More than a year later, he is back to tell his side of the story. His book, “Collateral Damage: Britain, America and Europe in the Age of Trump,” will publish on Oct. 13.
“I wanted it to be the opposite of score settling,” he said in a Zoom interview from London.
This interview has been edited for length and clarity.
Have your views on the leadership of Trump and British Prime Minister Boris Johnson changed much?
In the United States, you had a president who I think was quite confident of reelection on the back of what he would talk about as the strongest economy in history. In Britain, you had a prime minister coming into office with an 80-seat majority.
Then the pandemic comes along. Suddenly economies on both sides of the Atlantic are in ruins. Debt levels have spiraled. Unemployment is bound to rise massively.
The things that brought Trump to get elected and that prompted the British people to vote for Brexit haven’t changed. But Boris’s plans, which are quite radical for how he wants to change Britain, are now more difficult to deliver. Because where’s the money? Can you afford a “no deal” Brexit anymore?
Do you think Johnson’s government would prefer a Joe Biden or Trump presidency?
I think they were very confident, pre-pandemic, that Trump would win. A lot of their pieces were in the Trump places on the board.
Now Biden is consistently ahead in polls.
If a free-trade deal is the absolute priority for the U.K., then they might still think that Trump is a better option. But there may be a kind of slightly lazy assumption that Biden is a nice guy and he’s been around for a long time, generations of British politicians have known him and liked him, so it’ll all be fine.
Judging from my own relations and contacts with Democrats, that may be oversimplifying things. I can see the U.K.-U.S. deal slipping down the agenda [if Biden pushes to renegotiate the Trans-Pacific Partnership]. It could slip even further if Biden revives the idea of a U.S.-E.U. deal. I think his priority may be to restore and repair relations with Europe, to signal more solidarity with NATO.
Johnson called you after you resigned. Do you think he regretted his refusal, during his campaign to replace Theresa May as prime minister, to say whether he would keep you on as ambassador?
It was amicable, though I think you can say there was a tension underlining it. I don’t know that he had taken a decision. I think he was just not wanting to commit.
It would have been nice if he had been more supportive, but the reality is: He’s prime minister. He has a right to choose who he wants in Washington. But it was one of the factors that made me think, I’m going to get ahead of this story, I am going to resign. Honestly, I’m really glad I did.
Do you keep in touch with anyone from the White House? There was quite a bit of turnover.

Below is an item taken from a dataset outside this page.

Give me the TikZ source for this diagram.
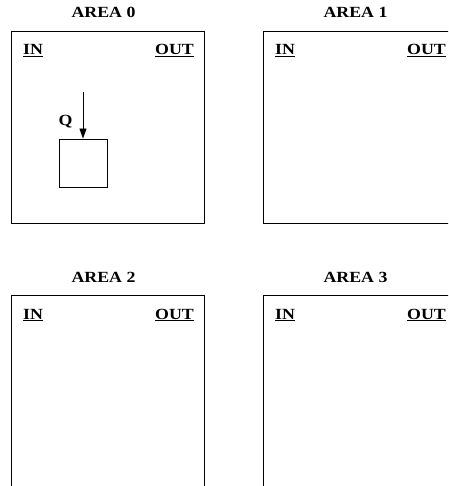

I can imagine meeting with one or two of them when I am next in the United States — whenever that may be. You try to build relationships with people. For example, I got on extremely well with John Kelly when he was chief of staff. A year later, he’s gone. I think now they’re on the fourth national security adviser? I don’t know how many directors of communication there have been — maybe about seven?
One of the things you try to engineer as an ambassador is that each British cabinet minister who does anything which has external aspects to it, their best friend should be the U.S. counterpart. But you get to a place where you are reporting to ministers who say, “Can I come in to Washington and see my counterpart?” You’re saying, “Well, there’s a lot of stuff in the press that the president is not satisfied. You might want to hang on a bit.”
Johnson seems to get along with Trump. Can that last?
If Trump wins again, he has four years. Boris is not yet a year into his [five-year] term. So the two of them would be in power for quite some time together. I think the relationship would get pretty strong. Boris has great credibility in the Trump White House because he led Brexit.
All that said: the free-trade deal. I’m sure they’ll plow straight into it if they are in office and they will declare it the best deal ever once it’s done. But I do think the British government has been quite ambivalent on the whole issue of U.S. agriculture. I think they think they will probably have to accept a significant increase in imports of U.S. agricultural produce, but they don’t want to say that in public now.
In Trump’s Washington, would it have made sense for you to be less of a traditional diplomat and more of a bomb-thrower, like Richard Grenell, Trump’s ambassador in Germany from 2018 to 2020?
If so, you would’ve seen a political appointee follow me. And you didn’t. It’s clear that Boris wants a traditional diplomat in Washington, not a bomb-thrower. I don’t know, honestly, about everyone behaving like Richard Grenell. It would create something of a cacophony in most countries to have ambassadors do that sort of thing.
There is a criminal investigation into the leaks that led to your resignation, and the leaker could face prison. Would you want to see that, and would you want to meet the leaker?
I would like them to be brought to justice because I think it likely to have a chilling effect for a long time to come on how diplomats conduct their business if someone gets away with this with no consequence. And yes, I would like to see them. Why? It’s not to smash my fist into them or anything like that.
It’s more than a year. Time softens and sort of heals. What really intrigues me is why they did it — and what they thought the consequences would be.